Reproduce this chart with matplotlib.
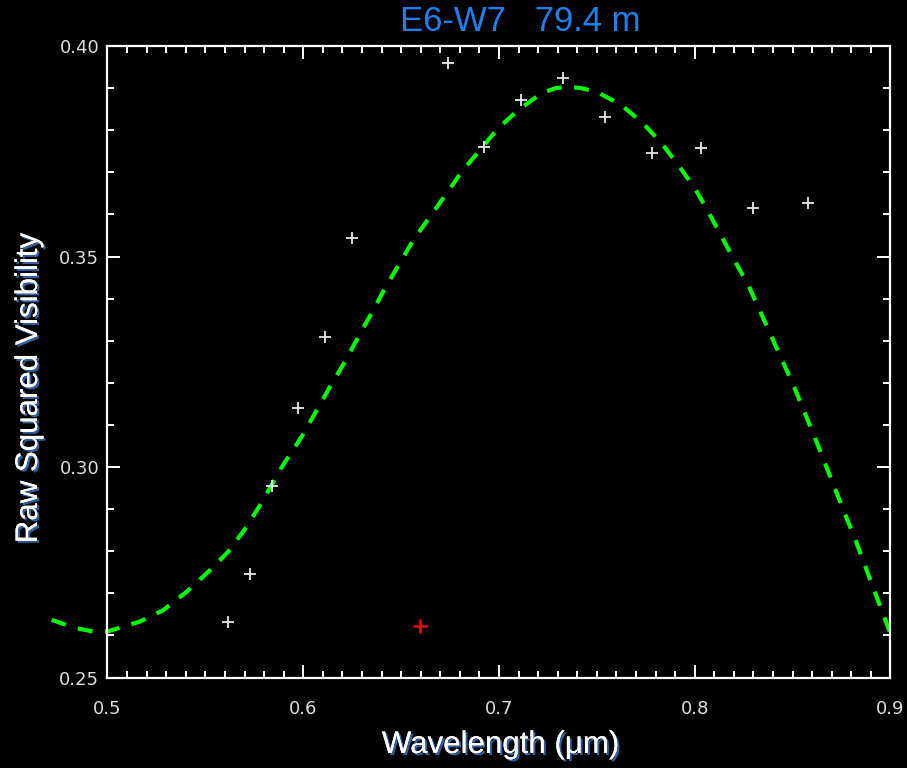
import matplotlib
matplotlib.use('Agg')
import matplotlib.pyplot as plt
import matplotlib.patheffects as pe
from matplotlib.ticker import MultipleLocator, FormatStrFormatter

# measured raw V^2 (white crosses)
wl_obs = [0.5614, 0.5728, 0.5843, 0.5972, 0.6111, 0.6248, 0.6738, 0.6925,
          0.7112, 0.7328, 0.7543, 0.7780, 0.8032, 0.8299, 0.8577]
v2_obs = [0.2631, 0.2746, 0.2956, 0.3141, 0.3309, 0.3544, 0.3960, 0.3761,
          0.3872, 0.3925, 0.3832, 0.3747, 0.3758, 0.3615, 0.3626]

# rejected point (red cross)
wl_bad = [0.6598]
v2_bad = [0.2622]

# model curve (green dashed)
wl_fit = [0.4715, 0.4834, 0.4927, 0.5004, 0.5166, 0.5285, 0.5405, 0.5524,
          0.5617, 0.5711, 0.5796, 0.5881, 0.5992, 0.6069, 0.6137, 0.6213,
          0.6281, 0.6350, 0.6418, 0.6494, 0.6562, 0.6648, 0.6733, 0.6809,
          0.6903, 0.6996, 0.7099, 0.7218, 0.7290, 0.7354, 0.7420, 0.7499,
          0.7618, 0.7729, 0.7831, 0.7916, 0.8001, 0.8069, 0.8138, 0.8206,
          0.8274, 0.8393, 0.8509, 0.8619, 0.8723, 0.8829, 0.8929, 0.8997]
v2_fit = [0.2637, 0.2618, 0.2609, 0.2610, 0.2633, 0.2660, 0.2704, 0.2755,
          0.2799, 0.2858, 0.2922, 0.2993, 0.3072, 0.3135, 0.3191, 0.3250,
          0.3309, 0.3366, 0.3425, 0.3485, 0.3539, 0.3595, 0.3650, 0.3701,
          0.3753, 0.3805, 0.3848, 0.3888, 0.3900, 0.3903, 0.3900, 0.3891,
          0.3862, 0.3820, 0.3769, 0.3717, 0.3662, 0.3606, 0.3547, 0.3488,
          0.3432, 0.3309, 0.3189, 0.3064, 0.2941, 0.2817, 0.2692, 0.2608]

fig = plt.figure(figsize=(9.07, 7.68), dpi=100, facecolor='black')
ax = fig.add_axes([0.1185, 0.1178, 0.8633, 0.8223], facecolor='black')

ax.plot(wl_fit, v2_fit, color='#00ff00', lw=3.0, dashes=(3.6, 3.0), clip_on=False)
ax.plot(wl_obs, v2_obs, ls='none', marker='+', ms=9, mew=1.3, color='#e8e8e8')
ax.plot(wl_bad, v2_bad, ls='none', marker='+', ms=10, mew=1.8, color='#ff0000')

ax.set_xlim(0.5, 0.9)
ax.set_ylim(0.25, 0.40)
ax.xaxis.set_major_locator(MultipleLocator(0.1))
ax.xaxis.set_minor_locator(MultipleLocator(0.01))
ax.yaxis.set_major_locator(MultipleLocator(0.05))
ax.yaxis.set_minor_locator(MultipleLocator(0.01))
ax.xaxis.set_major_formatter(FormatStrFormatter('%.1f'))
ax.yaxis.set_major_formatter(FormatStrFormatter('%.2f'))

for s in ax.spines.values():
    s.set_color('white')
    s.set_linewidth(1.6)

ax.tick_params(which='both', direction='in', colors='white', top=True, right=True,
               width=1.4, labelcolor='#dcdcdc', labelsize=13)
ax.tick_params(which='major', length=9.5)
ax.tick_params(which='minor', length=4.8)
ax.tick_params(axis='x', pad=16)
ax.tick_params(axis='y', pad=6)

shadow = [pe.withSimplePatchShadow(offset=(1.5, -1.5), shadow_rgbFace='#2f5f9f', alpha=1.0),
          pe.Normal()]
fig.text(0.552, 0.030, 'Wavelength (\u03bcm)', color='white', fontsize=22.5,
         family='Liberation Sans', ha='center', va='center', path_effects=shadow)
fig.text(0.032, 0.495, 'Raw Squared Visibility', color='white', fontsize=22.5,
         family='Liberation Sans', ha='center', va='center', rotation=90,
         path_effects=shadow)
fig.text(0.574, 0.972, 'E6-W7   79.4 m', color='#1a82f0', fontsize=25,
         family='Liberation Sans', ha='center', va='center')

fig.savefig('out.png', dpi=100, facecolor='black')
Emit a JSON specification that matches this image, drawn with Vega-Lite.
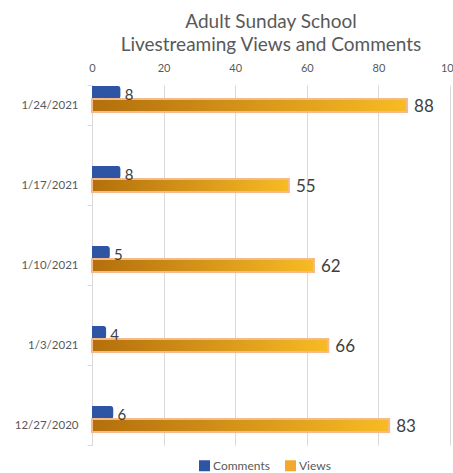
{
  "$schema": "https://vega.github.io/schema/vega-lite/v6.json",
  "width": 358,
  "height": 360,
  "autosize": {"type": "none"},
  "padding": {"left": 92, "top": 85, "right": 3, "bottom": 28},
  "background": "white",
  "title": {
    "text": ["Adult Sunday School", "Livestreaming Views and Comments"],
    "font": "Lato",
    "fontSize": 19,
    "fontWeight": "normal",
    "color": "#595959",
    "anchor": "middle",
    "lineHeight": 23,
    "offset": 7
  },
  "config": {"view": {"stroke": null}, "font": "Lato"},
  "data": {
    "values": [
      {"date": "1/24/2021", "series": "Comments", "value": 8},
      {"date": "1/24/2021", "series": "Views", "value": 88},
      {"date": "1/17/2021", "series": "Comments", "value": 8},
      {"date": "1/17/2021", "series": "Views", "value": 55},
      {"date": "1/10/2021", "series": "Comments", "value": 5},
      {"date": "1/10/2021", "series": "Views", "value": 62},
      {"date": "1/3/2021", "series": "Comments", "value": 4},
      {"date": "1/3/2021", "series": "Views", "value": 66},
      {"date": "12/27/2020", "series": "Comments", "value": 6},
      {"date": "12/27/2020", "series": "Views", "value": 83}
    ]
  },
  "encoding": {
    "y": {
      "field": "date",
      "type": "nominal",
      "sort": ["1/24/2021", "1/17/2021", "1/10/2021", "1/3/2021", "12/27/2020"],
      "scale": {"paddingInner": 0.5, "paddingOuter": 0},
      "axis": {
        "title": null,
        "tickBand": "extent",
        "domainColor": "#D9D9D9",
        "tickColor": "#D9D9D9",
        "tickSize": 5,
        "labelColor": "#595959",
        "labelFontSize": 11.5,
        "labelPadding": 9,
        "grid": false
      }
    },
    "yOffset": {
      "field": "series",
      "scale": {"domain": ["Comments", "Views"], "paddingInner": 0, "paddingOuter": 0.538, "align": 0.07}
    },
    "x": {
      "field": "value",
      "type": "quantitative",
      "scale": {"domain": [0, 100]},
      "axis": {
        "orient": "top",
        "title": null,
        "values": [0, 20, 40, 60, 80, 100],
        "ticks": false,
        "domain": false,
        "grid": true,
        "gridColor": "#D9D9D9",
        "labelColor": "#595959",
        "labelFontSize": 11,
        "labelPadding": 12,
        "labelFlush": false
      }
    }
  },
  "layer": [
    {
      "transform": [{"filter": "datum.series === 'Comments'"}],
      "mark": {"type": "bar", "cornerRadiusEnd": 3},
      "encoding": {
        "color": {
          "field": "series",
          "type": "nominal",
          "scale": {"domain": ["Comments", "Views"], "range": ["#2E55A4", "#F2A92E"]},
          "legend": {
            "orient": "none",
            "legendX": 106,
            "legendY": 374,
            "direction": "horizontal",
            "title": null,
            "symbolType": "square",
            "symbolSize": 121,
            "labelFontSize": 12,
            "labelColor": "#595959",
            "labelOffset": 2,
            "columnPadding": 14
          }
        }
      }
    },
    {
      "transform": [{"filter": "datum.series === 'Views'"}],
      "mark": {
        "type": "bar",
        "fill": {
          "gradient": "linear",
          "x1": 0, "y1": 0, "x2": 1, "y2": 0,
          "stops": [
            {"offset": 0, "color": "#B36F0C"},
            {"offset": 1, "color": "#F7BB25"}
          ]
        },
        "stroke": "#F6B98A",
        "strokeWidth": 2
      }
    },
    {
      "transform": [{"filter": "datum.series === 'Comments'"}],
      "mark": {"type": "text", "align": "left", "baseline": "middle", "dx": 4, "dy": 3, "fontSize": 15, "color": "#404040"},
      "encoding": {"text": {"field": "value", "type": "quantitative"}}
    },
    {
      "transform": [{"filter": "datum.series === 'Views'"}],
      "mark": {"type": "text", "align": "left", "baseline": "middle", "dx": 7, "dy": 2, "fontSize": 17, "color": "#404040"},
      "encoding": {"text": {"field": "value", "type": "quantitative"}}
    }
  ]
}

* WORK TO COMPLETE
Pictures stay out. Repeat only the lines from the beginning of the data through the line that has "v2_bad = [0.2622]".

* CORRECT RESPONSE
Reproduce this chart with matplotlib.
import matplotlib
matplotlib.use('Agg')
import matplotlib.pyplot as plt
import matplotlib.patheffects as pe
from matplotlib.ticker import MultipleLocator, FormatStrFormatter

# measured raw V^2 (white crosses)
wl_obs = [0.5614, 0.5728, 0.5843, 0.5972, 0.6111, 0.6248, 0.6738, 0.6925,
          0.7112, 0.7328, 0.7543, 0.7780, 0.8032, 0.8299, 0.8577]
v2_obs = [0.2631, 0.2746, 0.2956, 0.3141, 0.3309, 0.3544, 0.3960, 0.3761,
          0.3872, 0.3925, 0.3832, 0.3747, 0.3758, 0.3615, 0.3626]

# rejected point (red cross)
wl_bad = [0.6598]
v2_bad = [0.2622]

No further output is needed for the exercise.